Clearly there is a problem of fraud everywhere in life. Some people try and get something for nothing. BT, I believe refers to EU nationals moving to Britain in order to obtain more generous benefits. There are also those who arrive specifically to benefit from our overworked and underfunded NHS for treatment or to give birth. Of course, it is exploitation and should be restricted. I would include it as part of any renegotiation of our EU relationship.

8. Under you’re leadership, where do you see the party in a year’s time?

Well I am not the ‘leader’ as such for we are presently run by a four man Steering Committee, pending a new constitution in the new year. Nominally, the nearest position we have to a leader would be our National Secretary, Glen Maney, who is an ex-Liberal Democrat activist.
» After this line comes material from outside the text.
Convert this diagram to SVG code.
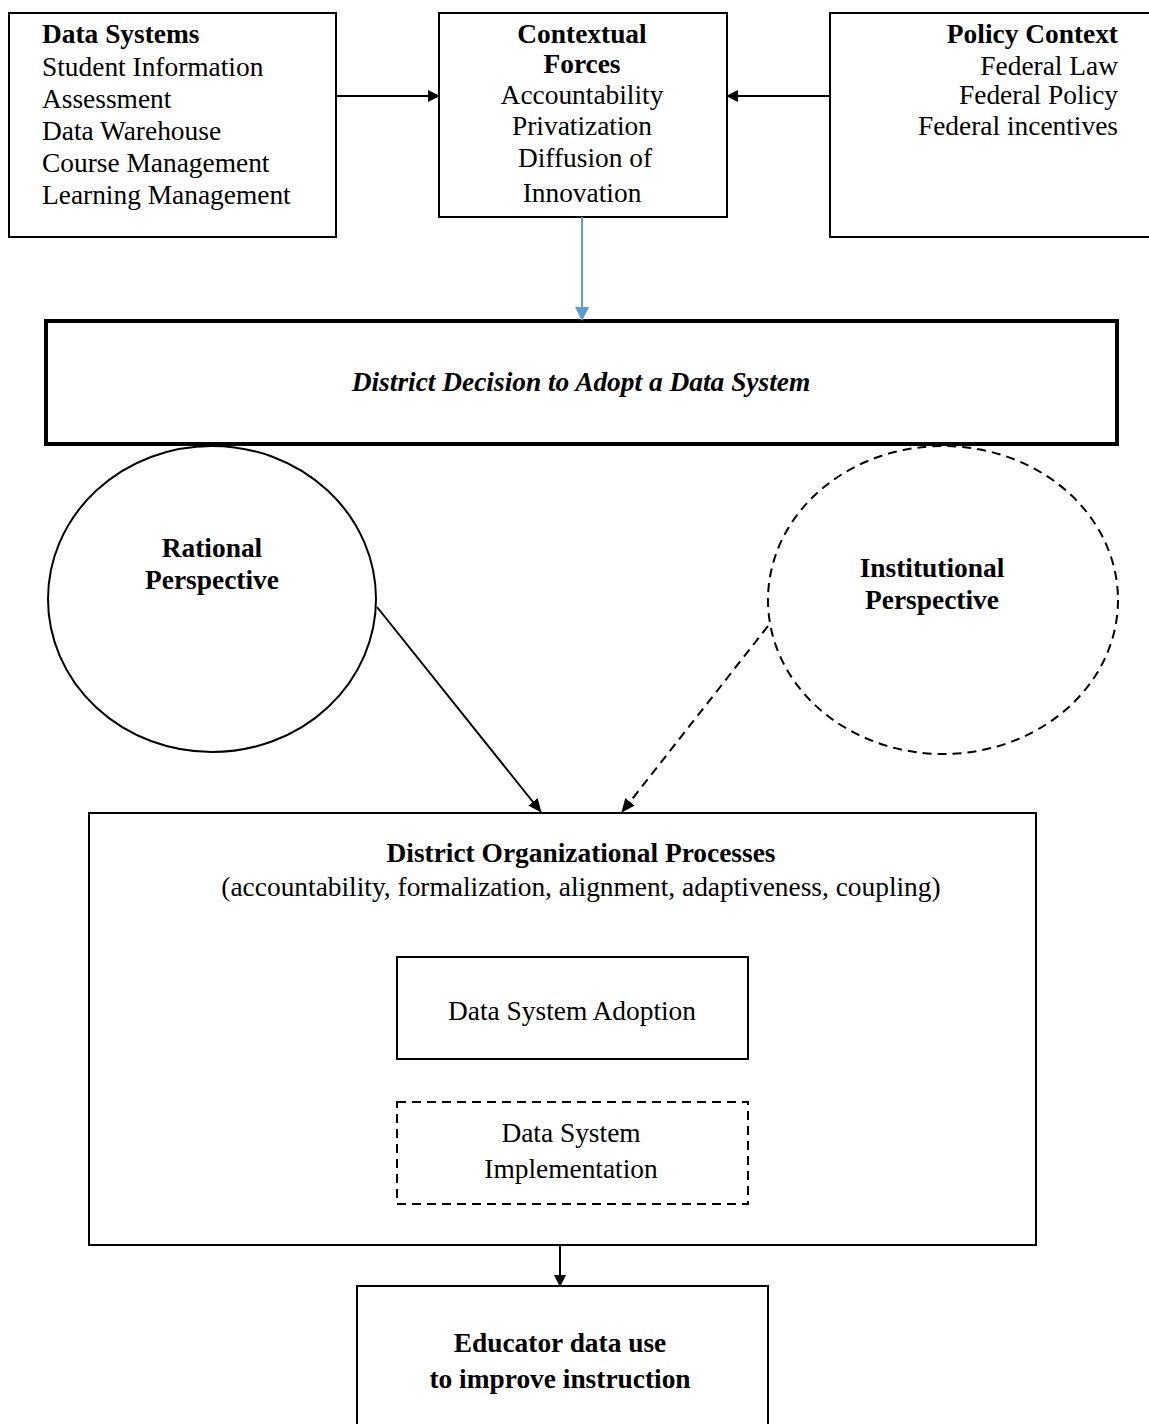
<svg xmlns="http://www.w3.org/2000/svg" width="1149" height="1424" viewBox="0 0 1149 1424">
<style>
text{font-family:"Liberation Serif","Times New Roman",serif;font-size:27.4px;fill:#000}
.b{font-weight:bold}
.c{text-anchor:middle}
.r{text-anchor:end}
.box{fill:#fff;stroke:#000;stroke-width:2}
.dash{stroke-dasharray:9 6}
.ln{stroke:#000;stroke-width:2;fill:none}
</style>
<defs>
<marker id="ah" markerWidth="12" markerHeight="12" refX="11" refY="6" orient="auto" markerUnits="userSpaceOnUse"><path d="M0,0 L12,6 L0,12 Z" fill="#000"/></marker>
<marker id="ahs" markerWidth="14" markerHeight="12" refX="13" refY="6" orient="auto" markerUnits="userSpaceOnUse"><path d="M0,0 L14,6 L0,12 Z" fill="#000"/></marker>
<marker id="ahb" markerWidth="14" markerHeight="14" refX="13" refY="7" orient="auto" markerUnits="userSpaceOnUse"><path d="M0,0 L14,7 L0,14 Z" fill="#5b9bd5"/></marker>
</defs>
<rect width="1149" height="1424" fill="#fff"/>
<g id="data-systems">
<rect class="box" x="9" y="13" width="327" height="224"/>
<text x="42" y="43" class="b">Data Systems</text>
<text x="42" y="76">Student Information</text>
<text x="42" y="108">Assessment</text>
<text x="42" y="140">Data Warehouse</text>
<text x="42" y="172">Course Management</text>
<text x="42" y="204">Learning Management</text>
</g>
<g id="contextual-forces">
<rect class="box" x="439" y="13" width="288" height="204"/>
<text x="582" y="43" class="b c">Contextual</text>
<text x="582" y="73" class="b c">Forces</text>
<text x="582" y="104" class="c">Accountability</text>
<text x="582" y="135" class="c">Privatization</text>
<text x="585" y="167" class="c">Diffusion of</text>
<text x="582" y="202" class="c">Innovation</text>
</g>
<g id="policy-context">
<rect class="box" x="830" y="13" width="325" height="224"/>
<text x="1118" y="43" class="b r">Policy Context</text>
<text x="1118" y="75" class="r">Federal Law</text>
<text x="1118" y="104" class="r">Federal Policy</text>
<text x="1118" y="135" class="r">Federal incentives</text>
</g>
<g id="district-decision">
<rect x="46" y="321" width="1071" height="123" fill="#fff" stroke="#000" stroke-width="4"/>
<text x="581" y="391" class="b c" font-style="italic">District Decision to Adopt a Data System</text>
</g>
<g id="rational-perspective">
<ellipse cx="212" cy="599" rx="164" ry="153" fill="#fff" stroke="#000" stroke-width="2"/>
<text x="212" y="557" class="b c">Rational</text>
<text x="212" y="589" class="b c">Perspective</text>
</g>
<g id="institutional-perspective">
<ellipse cx="943" cy="600" rx="175" ry="154" fill="#fff" stroke="#000" stroke-width="2" class="dash"/>
<text x="932" y="577" class="b c">Institutional</text>
<text x="932" y="609" class="b c">Perspective</text>
</g>
<g id="district-org-processes">
<rect class="box" x="89" y="813" width="947" height="432"/>
<text x="581" y="862" class="b c">District Organizational Processes</text>
<text x="581" y="896" class="c">(accountability, formalization, alignment, adaptiveness, coupling)</text>
</g>
<g id="data-system-adoption">
<rect class="box" x="397" y="957" width="351" height="102"/>
<text x="572" y="1020" class="c">Data System Adoption</text>
</g>
<g id="data-system-implementation">
<rect class="box dash" x="397" y="1102" width="351" height="102"/>
<text x="571" y="1142" class="c">Data System</text>
<text x="571" y="1178" class="c">Implementation</text>
</g>
<g id="educator-data-use">
<rect class="box" x="357" y="1286" width="411" height="145"/>
<text x="560" y="1352" class="b c">Educator data use</text>
<text x="560" y="1388" class="b c">to improve instruction</text>
</g>
<g id="connectors">
<line class="ln" x1="336" y1="96" x2="439" y2="96" marker-end="url(#ah)"/>
<line class="ln" x1="830" y1="96" x2="727" y2="96" marker-end="url(#ah)"/>
<line x1="582" y1="217" x2="582" y2="320" stroke="#5b9bd5" stroke-width="2" marker-end="url(#ahb)"/>
<line class="ln" x1="377" y1="607" x2="541" y2="812" marker-end="url(#ahs)"/>
<line class="ln dash" x1="768" y1="626" x2="622" y2="812" marker-end="url(#ahs)"/>
<line class="ln" x1="560" y1="1245" x2="560" y2="1286" marker-end="url(#ah)"/>
</g>
</svg>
That said, I would like us to have re-established in the political milieu the philosophy of National Liberalism, based upon the ideas of an ‘alternative liberal’ tradition (in the 19th century it was THE main strand of liberalism throughout Europe) as personified by figures such as Hoare-Belisha, Chamberlain and Roseberry, who combined a patriotism with their liberalism. .

9. Why should people join you’re party?

If they believe that our personal freedoms are under threat and need to be protected, that our democracy is too reliant upon professional politicians and should be ‘devolved’ to the people and that our nation-state should be maintained and protected from the excesses of globalisation or the designs of supra-national bodies such as the EU, then they can promote these principles via the NLP.

10. What one thing would you change about the british political system?

Apart from introducing referendums based upon the Swiss system I would introduce PR into elections. The present system is not representative of the electorate. It is of course designed to create an Authority (Westminster/Council) based upon a single party but in doing so prevents the views of many being represented in these bodies. It is not surprising there is a growing apathy when the system is designed to strangle independent and diverse opinion from gaining recognition. PR will re-energise political life.